**Exercise requirements**
Give every line back verbatim, dropping all images.

**Provided data**

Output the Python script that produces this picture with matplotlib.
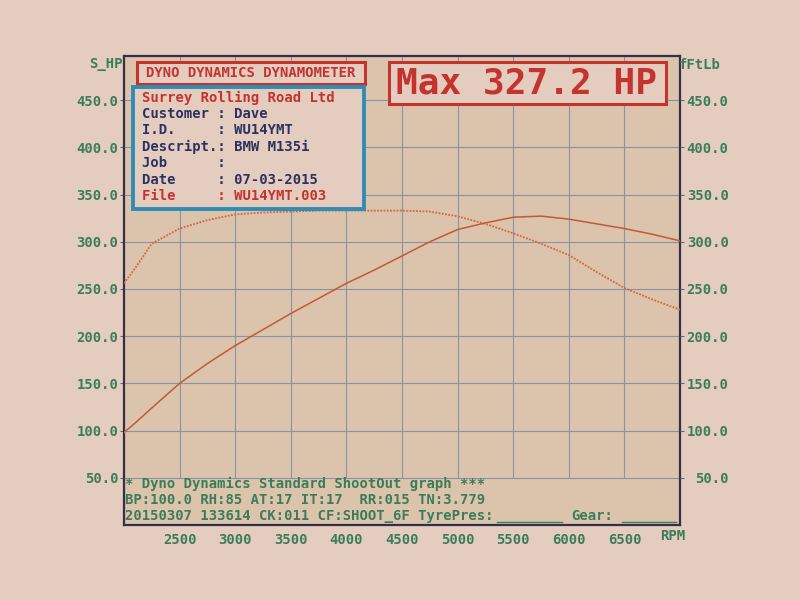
import matplotlib
matplotlib.use('Agg')
import matplotlib.pyplot as plt
from matplotlib.patches import Rectangle

# dyno run, values
rpm = [2000, 2100, 2250, 2500, 2750, 3000, 3250, 3500, 3750, 4000, 4250,
       4500, 4750, 5000, 5250, 5500, 5750, 6000, 6250, 6500, 6750, 7000]
power_hp = [98, 108, 124, 150, 171, 190, 207, 224, 240, 256, 270,
            285, 300, 313, 320, 326, 327.2, 324, 319, 314, 308, 301]
torque_ftlb = [256, 272, 298, 314, 323, 329, 331, 332, 333, 333, 333,
               333, 332, 327, 319, 309, 298, 286, 268, 251, 239, 228]

x_ticks = [2500, 3000, 3500, 4000, 4500, 5000, 5500, 6000, 6500]
y_ticks = [50, 100, 150, 200, 250, 300, 350, 400, 450]

info_lines = [('Customer', 'Dave'), ('I.D.', 'WU14YMT'), ('Descript.', 'BMW M135i'),
              ('Job', ''), ('Date', '07-03-2015'), ('File', 'WU14YMT.003')]
footer = ['* Dyno Dynamics Standard ShootOut graph ***',
          'BP:100.0 RH:85 AT:17 IT:17  RR:015 TN:3.779',
          '20150307 133614 CK:011 CF:SHOOT_6F TyrePres:']

PAPER = '#e4cdbf'
INSIDE = '#dbc4ab'
GRID = '#8893a8'
FRAME = '#35304a'
GREEN = '#3b7d58'
RED = '#c4332e'
NAVY = '#2d3160'
TEAL = '#2f8cb4'
MONO = 'DejaVu Sans Mono'

plt.rcParams['font.family'] = MONO
plt.rcParams['font.weight'] = 'bold'

fig = plt.figure(figsize=(8, 6), dpi=100, facecolor=PAPER)
ax = fig.add_axes([0.155, 0.125, 0.695, 0.782], facecolor=INSIDE)
ax.set_xlim(2000, 7000)
ax.set_ylim(0, 497)

# grid only above the footer text
ax.vlines(x_ticks, 50, 497, color=GRID, lw=0.8, zorder=1)
ax.hlines(y_ticks, 2000, 7000, color=GRID, lw=0.8, zorder=1)

ax.plot(rpm, torque_ftlb, color='#d2673f', lw=1.3, ls=(0, (1, 0.8)), zorder=3)
ax.plot(rpm, power_hp, color='#c25a36', lw=1.1, zorder=3)

for s in ax.spines.values():
    s.set_color(FRAME)
    s.set_linewidth(1.6)

ax.set_xticks(x_ticks)
ax.set_xticklabels([str(v) for v in x_ticks])
ax.set_yticks(y_ticks)
ax.set_yticklabels(['%.1f' % v for v in y_ticks])
ax.tick_params(axis='x', length=0, pad=6, colors=GREEN, labelsize=10)
ax.tick_params(axis='y', length=3, pad=1, colors=GREEN, labelsize=10)

ax2 = ax.twinx()
ax2.set_ylim(ax.get_ylim())
ax2.set_yticks(y_ticks)
ax2.set_yticklabels(['%.1f' % v for v in y_ticks])
ax2.tick_params(axis='y', length=3, pad=32, colors=GREEN, labelsize=10)
for lab in ax2.get_yticklabels():
    lab.set_ha('right')
for s in ax2.spines.values():
    s.set_visible(False)


def fx(px):
    return px / 800


def fy(py):
    return 1 - py / 600


fig.text(fx(123), fy(64), 'S_HP', color=GREEN, fontsize=10, ha='right', va='center')
fig.text(fx(679), fy(65), 'fFtLb', color=GREEN, fontsize=10, ha='left', va='center')
fig.text(fx(660), fy(536), 'RPM', color=GREEN, fontsize=10, ha='left', va='center')

# header boxes
fig.add_artist(Rectangle((fx(137), fy(84)), fx(228), 22 / 600, transform=fig.transFigure,
                         facecolor=PAPER, edgecolor=RED, lw=2.2, zorder=5))
fig.text(fx(251), fy(73), 'DYNO DYNAMICS DYNAMOMETER', color=RED, fontsize=10,
         ha='center', va='center', zorder=6)

fig.add_artist(Rectangle((fx(133), fy(209)), fx(231), 122 / 600, transform=fig.transFigure,
                         facecolor=PAPER, edgecolor=TEAL, lw=2.8, zorder=5))
fig.text(fx(142), fy(98), 'Surrey Rolling Road Ltd', color=RED, fontsize=10,
         va='center', zorder=6)
for i, (key, val) in enumerate(info_lines):
    col = RED if key == 'File' else NAVY
    fig.text(fx(142), fy(114 + i * 16.4), '%-9s: %s' % (key, val), color=col, fontsize=10,
             va='center', zorder=6)

fig.add_artist(Rectangle((fx(389), fy(104)), fx(277), 42 / 600, transform=fig.transFigure,
                         facecolor=PAPER, edgecolor=RED, lw=2.2, zorder=5))
fig.text(fx(527), fy(84), 'Max %.1f HP' % max(power_hp), color=RED, fontsize=26,
         ha='center', va='center', zorder=6)

# footer text inside the frame
for i, line in enumerate(footer):
    fig.text(fx(125), fy(484 + i * 16), line, color=GREEN, fontsize=10,
             va='center', zorder=6)
fig.text(fx(571), fy(516), 'Gear:', color=GREEN, fontsize=10, va='center', zorder=6)
fig.add_artist(plt.Line2D([fx(497), fx(562)], [fy(522), fy(522)], color=GREEN, lw=1,
                          transform=fig.transFigure))
fig.add_artist(plt.Line2D([fx(622), fx(676)], [fy(522), fy(522)], color=GREEN, lw=1,
                          transform=fig.transFigure))

fig.savefig('out.png', dpi=100, facecolor=PAPER)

**Written reply**
Output the Python script that produces this picture with matplotlib.
import matplotlib
matplotlib.use('Agg')
import matplotlib.pyplot as plt
from matplotlib.patches import Rectangle

# dyno run, values
rpm = [2000, 2100, 2250, 2500, 2750, 3000, 3250, 3500, 3750, 4000, 4250,
       4500, 4750, 5000, 5250, 5500, 5750, 6000, 6250, 6500, 6750, 7000]
power_hp = [98, 108, 124, 150, 171, 190, 207, 224, 240, 256, 270,
            285, 300, 313, 320, 326, 327.2, 324, 319, 314, 308, 301]
torque_ftlb = [256, 272, 298, 314, 323, 329, 331, 332, 333, 333, 333,
               333, 332, 327, 319, 309, 298, 286, 268, 251, 239, 228]

x_ticks = [2500, 3000, 3500, 4000, 4500, 5000, 5500, 6000, 6500]
y_ticks = [50, 100, 150, 200, 250, 300, 350, 400, 450]

info_lines = [('Customer', 'Dave'), ('I.D.', 'WU14YMT'), ('Descript.', 'BMW M135i'),
              ('Job', ''), ('Date', '07-03-2015'), ('File', 'WU14YMT.003')]
footer = ['* Dyno Dynamics Standard ShootOut graph ***',
          'BP:100.0 RH:85 AT:17 IT:17  RR:015 TN:3.779',
          '20150307 133614 CK:011 CF:SHOOT_6F TyrePres:']

PAPER = '#e4cdbf'
INSIDE = '#dbc4ab'
GRID = '#8893a8'
FRAME = '#35304a'
GREEN = '#3b7d58'
RED = '#c4332e'
NAVY = '#2d3160'
TEAL = '#2f8cb4'
MONO = 'DejaVu Sans Mono'

plt.rcParams['font.family'] = MONO
plt.rcParams['font.weight'] = 'bold'

fig = plt.figure(figsize=(8, 6), dpi=100, facecolor=PAPER)
ax = fig.add_axes([0.155, 0.125, 0.695, 0.782], facecolor=INSIDE)
ax.set_xlim(2000, 7000)
ax.set_ylim(0, 497)

# grid only above the footer text
ax.vlines(x_ticks, 50, 497, color=GRID, lw=0.8, zorder=1)
ax.hlines(y_ticks, 2000, 7000, color=GRID, lw=0.8, zorder=1)

ax.plot(rpm, torque_ftlb, color='#d2673f', lw=1.3, ls=(0, (1, 0.8)), zorder=3)
ax.plot(rpm, power_hp, color='#c25a36', lw=1.1, zorder=3)

for s in ax.spines.values():
    s.set_color(FRAME)
    s.set_linewidth(1.6)

ax.set_xticks(x_ticks)
ax.set_xticklabels([str(v) for v in x_ticks])
ax.set_yticks(y_ticks)
ax.set_yticklabels(['%.1f' % v for v in y_ticks])
ax.tick_params(axis='x', length=0, pad=6, colors=GREEN, labelsize=10)
ax.tick_params(axis='y', length=3, pad=1, colors=GREEN, labelsize=10)

ax2 = ax.twinx()
ax2.set_ylim(ax.get_ylim())
ax2.set_yticks(y_ticks)
ax2.set_yticklabels(['%.1f' % v for v in y_ticks])
ax2.tick_params(axis='y', length=3, pad=32, colors=GREEN, labelsize=10)
for lab in ax2.get_yticklabels():
    lab.set_ha('right')
for s in ax2.spines.values():
    s.set_visible(False)


def fx(px):
    return px / 800


def fy(py):
    return 1 - py / 600


fig.text(fx(123), fy(64), 'S_HP', color=GREEN, fontsize=10, ha='right', va='center')
fig.text(fx(679), fy(65), 'fFtLb', color=GREEN, fontsize=10, ha='left', va='center')
fig.text(fx(660), fy(536), 'RPM', color=GREEN, fontsize=10, ha='left', va='center')

# header boxes
fig.add_artist(Rectangle((fx(137), fy(84)), fx(228), 22 / 600, transform=fig.transFigure,
                         facecolor=PAPER, edgecolor=RED, lw=2.2, zorder=5))
fig.text(fx(251), fy(73), 'DYNO DYNAMICS DYNAMOMETER', color=RED, fontsize=10,
         ha='center', va='center', zorder=6)

fig.add_artist(Rectangle((fx(133), fy(209)), fx(231), 122 / 600, transform=fig.transFigure,
                         facecolor=PAPER, edgecolor=TEAL, lw=2.8, zorder=5))
fig.text(fx(142), fy(98), 'Surrey Rolling Road Ltd', color=RED, fontsize=10,
         va='center', zorder=6)
for i, (key, val) in enumerate(info_lines):
    col = RED if key == 'File' else NAVY
    fig.text(fx(142), fy(114 + i * 16.4), '%-9s: %s' % (key, val), color=col, fontsize=10,
             va='center', zorder=6)

fig.add_artist(Rectangle((fx(389), fy(104)), fx(277), 42 / 600, transform=fig.transFigure,
                         facecolor=PAPER, edgecolor=RED, lw=2.2, zorder=5))
fig.text(fx(527), fy(84), 'Max %.1f HP' % max(power_hp), color=RED, fontsize=26,
         ha='center', va='center', zorder=6)

# footer text inside the frame
for i, line in enumerate(footer):
    fig.text(fx(125), fy(484 + i * 16), line, color=GREEN, fontsize=10,
             va='center', zorder=6)
fig.text(fx(571), fy(516), 'Gear:', color=GREEN, fontsize=10, va='center', zorder=6)
fig.add_artist(plt.Line2D([fx(497), fx(562)], [fy(522), fy(522)], color=GREEN, lw=1,
                          transform=fig.transFigure))
fig.add_artist(plt.Line2D([fx(622), fx(676)], [fy(522), fy(522)], color=GREEN, lw=1,
                          transform=fig.transFigure))

fig.savefig('out.png', dpi=100, facecolor=PAPER)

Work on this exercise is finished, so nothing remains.